All in all, I can't necessarily agree or disagree with your analysis, provided one looks at as an Arab v. Non-Arab, rather than a Muslim v. Non-Muslim conflict.   Keep in mind that the government in Khartoum is backing the Janjaweed for a very specific and pragmatic reason, and in so doing has found the Arab v. Non-Arab angle to be a very effective tool in mobilizing resources to continue the conflict.

BRD

Posted by: Bravo Romeo Delta at December 06, 2006 10:28 AM (Qa0Pn)

3 BRD:


I'm glad to hear you aren't Kristoff. I don't like apoligists for islam at all.


The Arab animus against Blacks you described is undeniably true. The wildly misplaced superiority Arabs feel towards others is as much a cultural trait as it is religious. The evils of islam are all based on Arab culture, after all. I've noticed that the "Arabs" in Khartoum and the Janjaweed are overwhelmingly Mulatoes, so that cultural conceit must be insidiously strong.


I'm sure if the tribes in Darfur were "Arabs," the government in Khartoum wouldn't be interested in seeing them overwhelmed.


Of course, all the "Arabs" feel that they need to wipe out Blacks in the name of "allah," so islam is inextricably enmeshed with their racism.


Your response made a lot of sense to me. I personally resent the fact that the muslims in Darfur are getting international attention (especially from the left,) after the South Sudanese genocide was studiously neglected, but I admire you for trying to help those people.

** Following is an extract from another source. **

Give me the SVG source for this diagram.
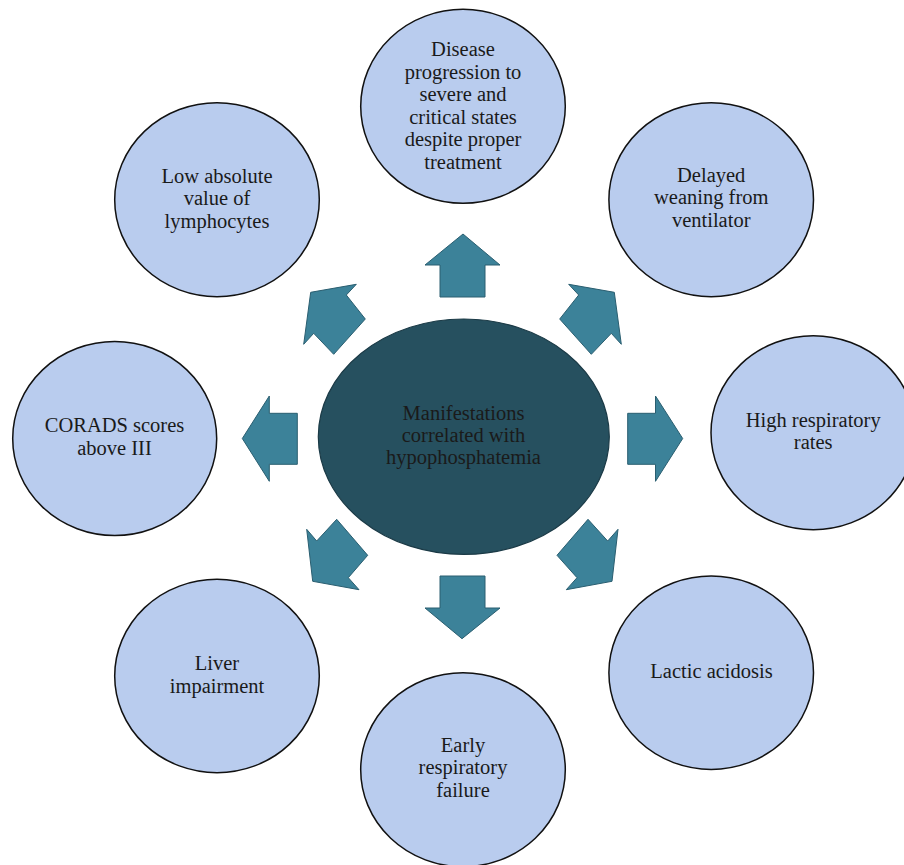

There's a sizable refugee population of South Sudanese here in Omaha, and I've found them to be a kind and gentle people.


I'd like to see North Sudan carpet bombed, and the people in the Darfur region converted to a peaceful religion, but I don't see that happening anytime soon.


The people there need relief now, even if it doesn't solve their long term problems. Good luck with what you're doing. 

Posted by: Jeff Bargholz at December 06, 2006 06:22 PM (bLPT+)

4 If the problem is Darfur is Arab muslim against black muslim. Whats the problem? Give them bigger weapons.

Posted by: Greyrooster at December 08, 2006 02:28 AM (ezJiI)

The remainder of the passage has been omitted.